The Court is particularly struck by the deposition testimony of Sergeant Joseph Lang of the VA Police Department, in that he explained that he had been involved in past situations where he searched the VA premises after he had notice that someone may be there with suicidal ideations. (See Pl.'s St. of Material Fact ¶ 33.) It is undisputed that Defendant Elaine Carswell, the first point of contact for the VA's telephone line, did not call the VA Police Department in response to Mr. Pressley's sister's call.
Upon consideration of the circumstances of this case, and bereft of authority to find otherwise, the Court concludes Mr. Pressley did not have a special relationship with the VA as a matter of law. His long-term relationship with the VA as an outpatient and the VA's policy to require suicide prevention training of its employees and contractors notwithstanding, Mr. Pressley's relationship with the VA is not so unusual to warrant finding a duty to prevent Mr. Pressley from harm. Stated another way, Mr. Pressley's outpatient relationship with the VA is no more special than the hospital-outpatient relationship of thousands of veterans. See Ermutlu v. McCorkle, 416 S.E.2d 792, 794-95 (Ga.Ct.App. 1992) (finding no special relationship between a psychiatrist and a voluntary outpatient because of the lack of control over the patient's conduct). This determination obviates the Court's consideration of Defendant Carswell's agency status.
In short, Plaintiff cannot establish a special exception to the suicide rule that would preclude the legal conclusion that Mr. Pressley's suicide was an unforeseeable intervening cause that breaks the causal connection between Defendants' handling of his sister's phone calls and his death. Accordingly, Defendants are entitled to summary judgment on Plaintiff's negligence claims.

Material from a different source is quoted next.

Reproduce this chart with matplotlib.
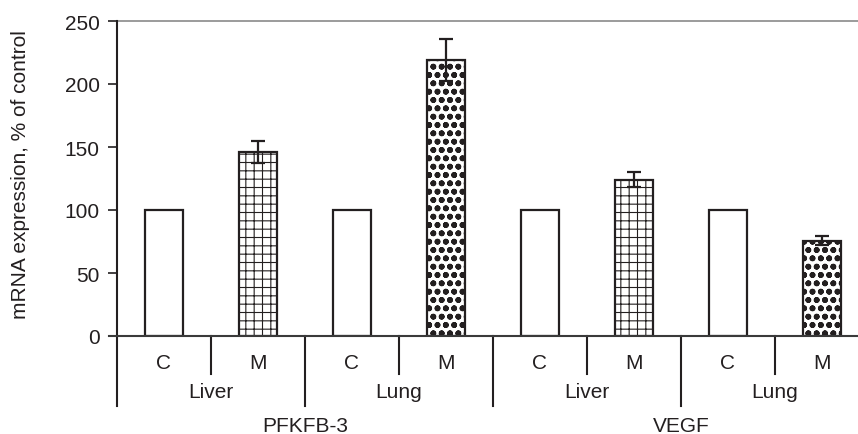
import matplotlib
matplotlib.use("Agg")
import matplotlib.pyplot as plt
import matplotlib.transforms as mtransforms

plt.rcParams['font.family'] = ['Liberation Sans', 'DejaVu Sans']

# data
genes = ["PFKFB-3", "VEGF"]
organs = ["Liver", "Lung", "Liver", "Lung"]
conditions = ["C", "M", "C", "M", "C", "M", "C", "M"]
values = [100, 146, 100, 219, 100, 124, 100, 75.5]
errors = [0, 8.5, 0, 16.5, 0, 6, 0, 3.5]
hatches = ["", "++", "", "oo", "", "++", "", "oo"]
hatch_lw = [0.8, 0.8, 0.8, 1.8, 0.8, 0.8, 0.8, 1.8]
yticks = [0, 50, 100, 150, 200, 250]

ink = "#231f20"

fig = plt.figure(figsize=(8.58, 4.35), dpi=100)
ax = fig.add_axes([117/858, 98/435, 741/858, 315/435])

for i, (v, h, hl) in enumerate(zip(values, hatches, hatch_lw)):
    with plt.rc_context({'hatch.linewidth': hl}):
        bars = ax.bar(i, v, width=0.40, facecolor="white", edgecolor=ink,
                      linewidth=1.6, hatch=h, zorder=2)
    for b in bars:
        if hasattr(b, "set_hatch_linewidth"):
            b.set_hatch_linewidth(hl)
for i, (v, e) in enumerate(zip(values, errors)):
    if e > 0:
        ax.errorbar(i, v, yerr=e, fmt="none", ecolor=ink, elinewidth=1.6,
                    capsize=5, capthick=1.6, zorder=3)

ax.set_xlim(-0.5, 7.383)
ax.set_ylim(0, 250)
ax.set_yticks(yticks)
ax.tick_params(axis="y", direction="out", length=6.5, width=1.2, color=ink,
               labelsize=15, labelcolor=ink, pad=6)
ax.set_xticks([])
for s in ["right", "top", "bottom"]:
    ax.spines[s].set_visible(False)
ax.spines["left"].set_color(ink)
ax.spines["left"].set_linewidth(1.5)

# top grey line & baseline
ax.axhline(250, color="#8a8a8a", lw=1.2, zorder=1, clip_on=False)
ax.plot([-0.59, 7.383], [0, 0], color="#3a3a3a", lw=1.5, clip_on=False, zorder=4)

trans = mtransforms.blended_transform_factory(ax.transData, ax.transAxes)
ax.plot([-0.5, -0.5], [0, -0.222], transform=trans, color=ink, lw=1.5, clip_on=False)
for i in range(len(values) - 1):
    xd = i + 0.5
    y_end = -0.1206 if i % 2 == 0 else -0.222
    ax.plot([xd, xd], [0, y_end], transform=trans, color=ink, lw=1.5, clip_on=False)

for i, c in enumerate(conditions):
    ax.text(i, -0.085, c, transform=trans, ha="center", va="center",
            fontsize=15, color=ink)
for j, o in enumerate(organs):
    ax.text(2 * j + 0.5, -0.177, o, transform=trans, ha="center", va="center",
            fontsize=15, color=ink)
for k, g in enumerate(genes):
    ax.text(4 * k + 1.5, -0.285, g, transform=trans, ha="center", va="center",
            fontsize=15, color=ink)

fig.text(21/858, 1 - 175/435, "mRNA expression, % of control", rotation=90,
         ha="center", va="center", fontsize=15, color=ink)

fig.savefig("out.png", dpi=100)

Absent a finding of negligence on the part of Defendant Carswell, Defendant BDI cannot be held liable for negligent failure to train.
IV. CONCLUSION
Upon the foregoing, Defendants' motion for summary judgment as to Plaintiff's claims (doc. no. 69) is GRANTED. The Clerk is directed to ENTER FINAL JUDGMENT in favor of Defendants and CLOSE this case. Costs are taxed against Plaintiff., ORDER ENTERED.